__Source code of charts__.
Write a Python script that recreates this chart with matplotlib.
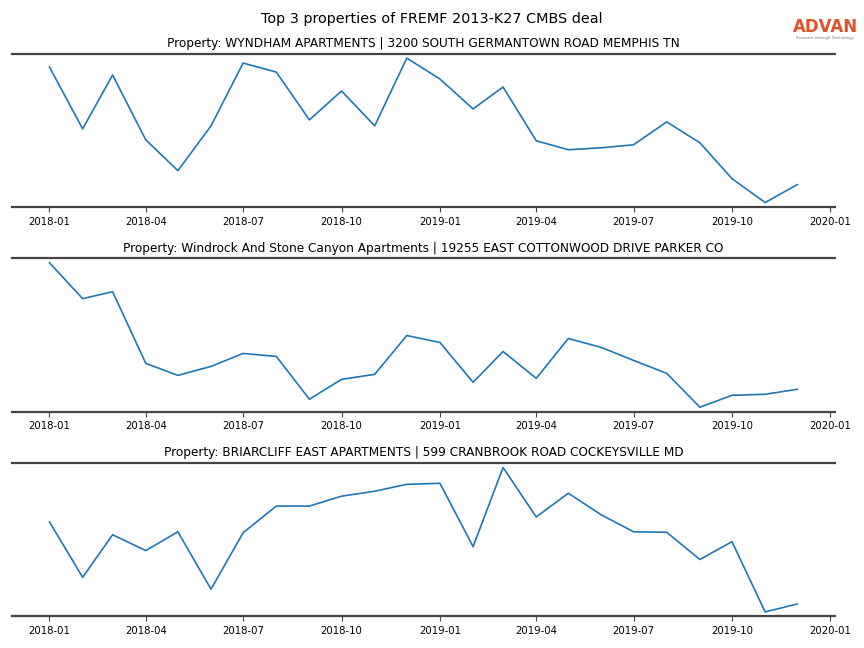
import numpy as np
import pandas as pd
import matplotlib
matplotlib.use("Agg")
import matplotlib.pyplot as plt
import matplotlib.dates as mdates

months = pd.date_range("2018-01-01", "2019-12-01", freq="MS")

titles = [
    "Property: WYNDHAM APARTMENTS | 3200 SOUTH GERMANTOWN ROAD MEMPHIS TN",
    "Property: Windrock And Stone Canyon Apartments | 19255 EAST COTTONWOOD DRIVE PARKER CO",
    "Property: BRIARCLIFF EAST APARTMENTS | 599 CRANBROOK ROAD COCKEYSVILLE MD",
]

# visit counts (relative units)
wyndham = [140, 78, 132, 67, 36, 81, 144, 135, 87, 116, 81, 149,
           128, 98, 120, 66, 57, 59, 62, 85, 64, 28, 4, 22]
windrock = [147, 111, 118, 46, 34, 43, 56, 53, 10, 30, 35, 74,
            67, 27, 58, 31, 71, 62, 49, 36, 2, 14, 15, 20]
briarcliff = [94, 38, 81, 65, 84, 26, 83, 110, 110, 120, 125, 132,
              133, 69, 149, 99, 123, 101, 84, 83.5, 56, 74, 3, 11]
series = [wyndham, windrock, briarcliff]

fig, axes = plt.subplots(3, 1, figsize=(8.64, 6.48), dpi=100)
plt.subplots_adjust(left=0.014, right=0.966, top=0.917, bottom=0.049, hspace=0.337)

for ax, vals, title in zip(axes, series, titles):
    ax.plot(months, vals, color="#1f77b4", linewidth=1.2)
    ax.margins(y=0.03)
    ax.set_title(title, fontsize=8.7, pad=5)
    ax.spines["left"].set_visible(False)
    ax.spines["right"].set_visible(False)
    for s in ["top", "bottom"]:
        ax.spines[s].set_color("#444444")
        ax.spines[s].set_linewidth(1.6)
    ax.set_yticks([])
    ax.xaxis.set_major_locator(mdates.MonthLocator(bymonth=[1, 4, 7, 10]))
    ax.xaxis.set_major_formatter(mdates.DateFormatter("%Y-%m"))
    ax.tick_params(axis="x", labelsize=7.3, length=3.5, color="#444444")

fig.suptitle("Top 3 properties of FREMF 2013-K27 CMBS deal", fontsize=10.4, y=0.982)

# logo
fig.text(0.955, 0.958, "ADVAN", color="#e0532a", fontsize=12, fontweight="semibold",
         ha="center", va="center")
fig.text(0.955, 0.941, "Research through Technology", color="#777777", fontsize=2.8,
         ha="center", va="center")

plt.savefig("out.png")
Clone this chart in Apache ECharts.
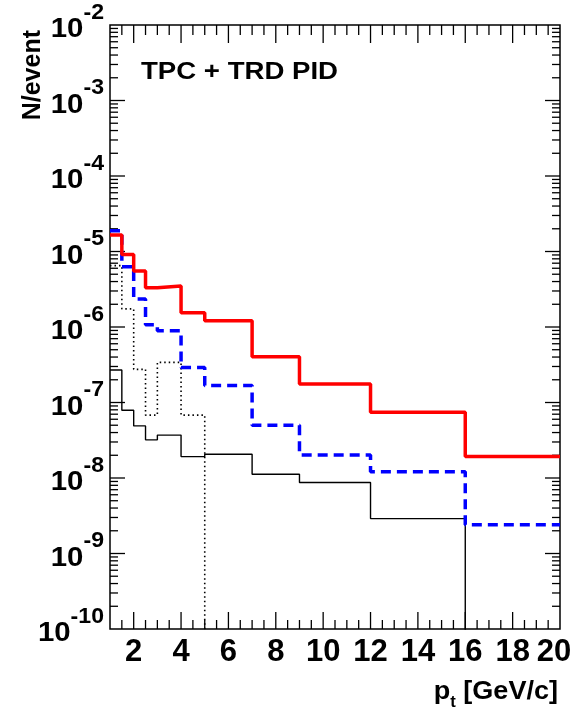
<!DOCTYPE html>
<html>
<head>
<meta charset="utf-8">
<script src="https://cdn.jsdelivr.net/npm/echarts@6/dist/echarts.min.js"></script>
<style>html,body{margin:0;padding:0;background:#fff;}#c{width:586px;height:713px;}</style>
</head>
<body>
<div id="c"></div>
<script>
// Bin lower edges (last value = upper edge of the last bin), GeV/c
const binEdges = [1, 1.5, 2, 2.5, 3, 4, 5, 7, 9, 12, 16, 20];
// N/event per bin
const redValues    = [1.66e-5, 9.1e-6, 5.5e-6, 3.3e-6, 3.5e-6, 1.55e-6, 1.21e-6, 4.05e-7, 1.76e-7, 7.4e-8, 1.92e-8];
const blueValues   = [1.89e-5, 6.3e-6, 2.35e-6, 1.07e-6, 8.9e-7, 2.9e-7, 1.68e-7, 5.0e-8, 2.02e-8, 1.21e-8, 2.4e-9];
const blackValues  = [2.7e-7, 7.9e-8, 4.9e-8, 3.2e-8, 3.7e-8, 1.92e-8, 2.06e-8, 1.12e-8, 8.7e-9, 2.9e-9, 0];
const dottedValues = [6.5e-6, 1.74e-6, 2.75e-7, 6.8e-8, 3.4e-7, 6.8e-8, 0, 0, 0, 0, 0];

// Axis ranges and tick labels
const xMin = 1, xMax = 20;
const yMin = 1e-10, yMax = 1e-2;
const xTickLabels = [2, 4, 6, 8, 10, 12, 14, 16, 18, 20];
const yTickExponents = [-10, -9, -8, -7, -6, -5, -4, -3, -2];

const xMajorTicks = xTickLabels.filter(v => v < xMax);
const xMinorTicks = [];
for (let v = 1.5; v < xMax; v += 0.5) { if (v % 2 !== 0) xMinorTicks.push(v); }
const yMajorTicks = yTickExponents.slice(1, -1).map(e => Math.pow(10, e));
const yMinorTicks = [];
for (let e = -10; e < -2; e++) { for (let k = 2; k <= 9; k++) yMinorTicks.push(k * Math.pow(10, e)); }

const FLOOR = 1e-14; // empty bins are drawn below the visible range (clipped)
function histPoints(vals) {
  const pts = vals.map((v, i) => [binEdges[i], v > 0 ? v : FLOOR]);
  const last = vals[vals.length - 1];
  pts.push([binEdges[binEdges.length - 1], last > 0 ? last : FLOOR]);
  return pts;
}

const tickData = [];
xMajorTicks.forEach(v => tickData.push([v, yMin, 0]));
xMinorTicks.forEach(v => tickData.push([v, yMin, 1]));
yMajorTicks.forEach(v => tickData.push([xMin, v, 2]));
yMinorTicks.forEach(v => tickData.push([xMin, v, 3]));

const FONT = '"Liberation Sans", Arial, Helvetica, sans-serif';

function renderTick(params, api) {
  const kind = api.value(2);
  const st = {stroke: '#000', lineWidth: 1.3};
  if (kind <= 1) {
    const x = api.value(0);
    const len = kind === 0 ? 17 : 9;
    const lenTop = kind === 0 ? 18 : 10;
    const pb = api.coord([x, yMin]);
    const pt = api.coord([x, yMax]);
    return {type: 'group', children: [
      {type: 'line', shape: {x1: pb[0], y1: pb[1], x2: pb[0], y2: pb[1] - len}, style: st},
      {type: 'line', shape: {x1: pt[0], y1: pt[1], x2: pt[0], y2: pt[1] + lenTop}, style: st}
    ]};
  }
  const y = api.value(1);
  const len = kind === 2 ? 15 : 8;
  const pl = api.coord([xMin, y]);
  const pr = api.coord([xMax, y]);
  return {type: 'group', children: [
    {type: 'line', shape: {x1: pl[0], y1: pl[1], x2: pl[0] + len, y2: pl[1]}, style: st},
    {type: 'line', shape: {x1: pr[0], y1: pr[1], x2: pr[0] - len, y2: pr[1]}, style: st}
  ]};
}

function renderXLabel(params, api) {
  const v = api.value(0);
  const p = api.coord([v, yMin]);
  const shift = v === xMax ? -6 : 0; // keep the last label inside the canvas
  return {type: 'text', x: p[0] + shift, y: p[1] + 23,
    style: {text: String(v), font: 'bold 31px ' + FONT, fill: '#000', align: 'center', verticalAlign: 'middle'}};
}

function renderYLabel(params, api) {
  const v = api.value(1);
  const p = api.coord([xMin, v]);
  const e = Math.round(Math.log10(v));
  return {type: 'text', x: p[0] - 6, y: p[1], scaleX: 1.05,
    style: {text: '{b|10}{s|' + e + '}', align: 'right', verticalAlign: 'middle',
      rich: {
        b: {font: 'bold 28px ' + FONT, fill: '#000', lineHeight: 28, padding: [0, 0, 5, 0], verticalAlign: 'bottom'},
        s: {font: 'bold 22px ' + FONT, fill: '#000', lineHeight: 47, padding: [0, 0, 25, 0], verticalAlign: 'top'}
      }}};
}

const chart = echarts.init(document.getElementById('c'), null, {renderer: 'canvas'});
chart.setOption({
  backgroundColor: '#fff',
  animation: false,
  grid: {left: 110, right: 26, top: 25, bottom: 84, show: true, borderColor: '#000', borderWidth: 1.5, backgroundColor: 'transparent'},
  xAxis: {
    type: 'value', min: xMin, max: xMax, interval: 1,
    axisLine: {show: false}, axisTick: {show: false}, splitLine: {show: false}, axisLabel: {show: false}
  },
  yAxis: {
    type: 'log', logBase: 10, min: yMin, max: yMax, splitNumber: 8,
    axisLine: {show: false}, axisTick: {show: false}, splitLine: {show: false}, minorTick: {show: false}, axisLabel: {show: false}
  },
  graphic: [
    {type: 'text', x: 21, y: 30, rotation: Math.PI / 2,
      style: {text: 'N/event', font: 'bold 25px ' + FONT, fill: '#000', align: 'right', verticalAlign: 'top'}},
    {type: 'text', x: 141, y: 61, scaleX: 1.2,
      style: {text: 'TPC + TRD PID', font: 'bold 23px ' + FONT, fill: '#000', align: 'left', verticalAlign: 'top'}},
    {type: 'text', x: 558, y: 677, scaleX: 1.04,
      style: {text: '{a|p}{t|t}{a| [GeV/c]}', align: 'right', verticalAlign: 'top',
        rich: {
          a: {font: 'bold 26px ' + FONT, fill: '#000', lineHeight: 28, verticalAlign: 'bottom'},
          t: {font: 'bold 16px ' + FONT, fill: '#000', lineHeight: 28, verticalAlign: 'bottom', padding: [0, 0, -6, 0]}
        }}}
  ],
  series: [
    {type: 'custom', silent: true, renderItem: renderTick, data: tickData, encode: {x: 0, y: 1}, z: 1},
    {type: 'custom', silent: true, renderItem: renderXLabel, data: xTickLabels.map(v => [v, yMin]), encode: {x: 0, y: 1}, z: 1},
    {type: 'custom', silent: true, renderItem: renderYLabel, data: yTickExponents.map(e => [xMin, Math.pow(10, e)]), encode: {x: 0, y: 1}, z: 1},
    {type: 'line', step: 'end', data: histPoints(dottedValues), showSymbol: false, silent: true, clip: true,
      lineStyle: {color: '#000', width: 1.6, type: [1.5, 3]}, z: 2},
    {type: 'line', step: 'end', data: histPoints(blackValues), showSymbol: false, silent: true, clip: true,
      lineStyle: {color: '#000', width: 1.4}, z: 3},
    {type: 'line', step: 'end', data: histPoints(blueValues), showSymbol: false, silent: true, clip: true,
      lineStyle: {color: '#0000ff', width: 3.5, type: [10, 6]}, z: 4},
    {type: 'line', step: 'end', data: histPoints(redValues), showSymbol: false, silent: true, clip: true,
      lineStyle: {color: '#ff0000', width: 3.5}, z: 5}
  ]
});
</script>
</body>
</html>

__Aim of the task__. Repeat exactly the lines from the start of the entries down to the line with "series = [wyndham, windrock, briarcliff]", keeping both ends but none of the pictures.

__Response below__.
Write a Python script that recreates this chart with matplotlib.
import numpy as np
import pandas as pd
import matplotlib
matplotlib.use("Agg")
import matplotlib.pyplot as plt
import matplotlib.dates as mdates

months = pd.date_range("2018-01-01", "2019-12-01", freq="MS")

titles = [
    "Property: WYNDHAM APARTMENTS | 3200 SOUTH GERMANTOWN ROAD MEMPHIS TN",
    "Property: Windrock And Stone Canyon Apartments | 19255 EAST COTTONWOOD DRIVE PARKER CO",
    "Property: BRIARCLIFF EAST APARTMENTS | 599 CRANBROOK ROAD COCKEYSVILLE MD",
]

# visit counts (relative units)
wyndham = [140, 78, 132, 67, 36, 81, 144, 135, 87, 116, 81, 149,
           128, 98, 120, 66, 57, 59, 62, 85, 64, 28, 4, 22]
windrock = [147, 111, 118, 46, 34, 43, 56, 53, 10, 30, 35, 74,
            67, 27, 58, 31, 71, 62, 49, 36, 2, 14, 15, 20]
briarcliff = [94, 38, 81, 65, 84, 26, 83, 110, 110, 120, 125, 132,
              133, 69, 149, 99, 123, 101, 84, 83.5, 56, 74, 3, 11]
series = [wyndham, windrock, briarcliff]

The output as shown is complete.